Once the story moves to the impressive arena set, the film loses a good amount of the spark that separates The Hunger Games saga from your typical blockbuster. The bad CGI in Catching Fire (baboons! poison fog!) is certainly better than the bad CGI in the original, but bad CGI by any other name is just as stinky. Fortunately, Lawrence and his team give the Quarter Quell sequences a good sense of urgency and keep the action moving at a brisk pace. My watch died on me the day before I saw this movie, so I couldn’t officially tell you if the Hunger Games in Catching Fire took up less screen time than they did in the previous film; the important thing is that they definitely felt like they took up less time. (For the record, Catching Fire clocks in at 146 minutes, just four minutes longer than the first film.)

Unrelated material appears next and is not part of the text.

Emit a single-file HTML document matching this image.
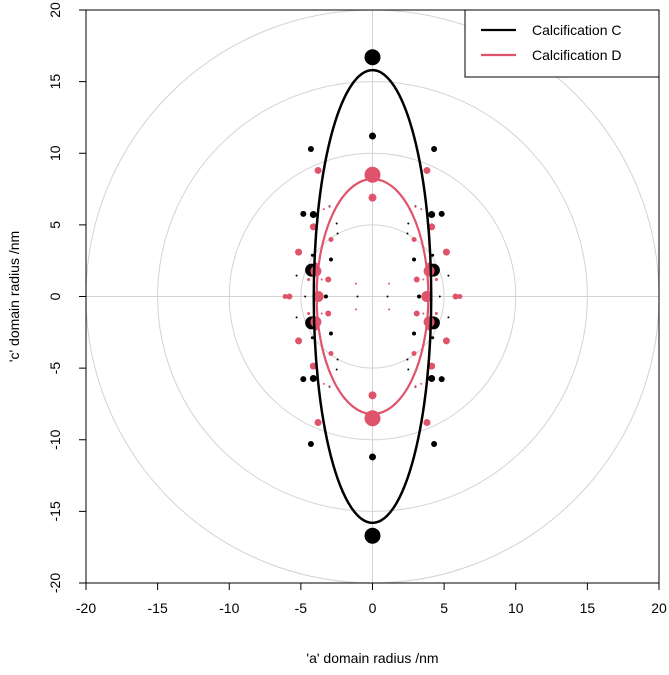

If you’re not a “Hunger Games” fan, you may not be aware that Catching Fire is essentially the Empire Strikes Back of the book trilogy. So don’t expect a definitive conclusion to this story just yet. Instead, expect an exciting film that is savvier than the average blockbuster. Meanwhile, long-time fans should expect a faithful, satisfying adaptation that improves and expands upon the previous movie. “Last year was child’s play.”